The tension boiled over when Verstappen revealed that the team forced a radical setup direction against his explicit feedback.
"I said, 'Go ahead, if you think this is going to work, then do it.' And clearly, it doesn't work," Verstappen stated after the race. "I've pointed it out so many times already, but sometimes you just have to let them feel for themselves that it doesn't work."
Red Bull team principal Laurent Mekies countered by defending the team's right to explore extreme setup risks to unlock performance from a difficult chassis. This internal disconnect points to a deeper systemic problem within the Milton Keynes squad. Red Bull is grappling with a car weight distribution issue that insiders whisper cannot be fundamentally resolved until the 2027 season.
Verstappen is a pure racer who demands a machine that responds seamlessly to his inputs. If Red Bull continues to treat their star driver as a secondary variable in an experimental simulation model, the threat of him walking away from his contract becomes an immediate reality. He has no desire to spend the peak years of his career fighting a clumsy car and an obstinate engineering department.
The Overlooked Power Battle
While the media focuses on driver body language and pit wall arguments, the actual championship order is being dictated by an entirely different metric: calorific fuel management. The transition to fully sustainable e-fuels has altered the fundamental physics of the power units. The old volumetric fuel flow limit of 100 kg per hour has been replaced by a strict energy limit of 3000 Mega Joules per hour.
This means that the efficiency of the internal combustion engine is now entirely dependent on the chemical composition of the bespoke fuel blends provided by corporate partners. The energy recovery systems are highly volatile; current batteries frequently enter a protective safe mode after roughly 200 kilometers of sustained racing, severely clipping top-end speed on long straights.

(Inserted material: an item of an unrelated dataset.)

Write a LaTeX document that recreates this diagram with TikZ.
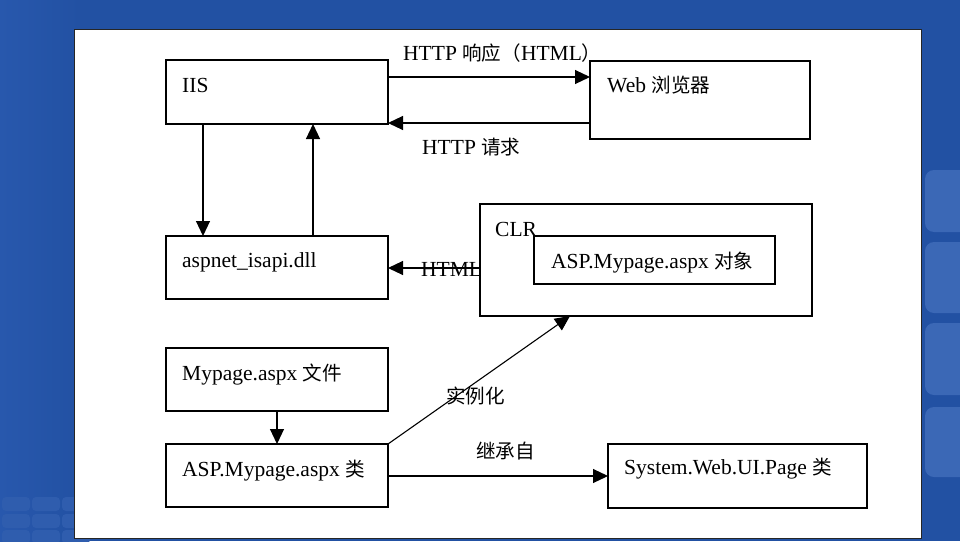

Teams are currently debating whether to petition the FIA to alter the current 55-45 split between combustion and electrical power to a 65-35 split for subsequent years. Those who have optimized their combustion chambers, like Mercedes, want to preserve the current formula. Those who are struggling with battery degradation and thermal management want the rules changed.
The grid is divided, the regulations are volatile, and the patience of the sport's finest operators is nearing its absolute limit.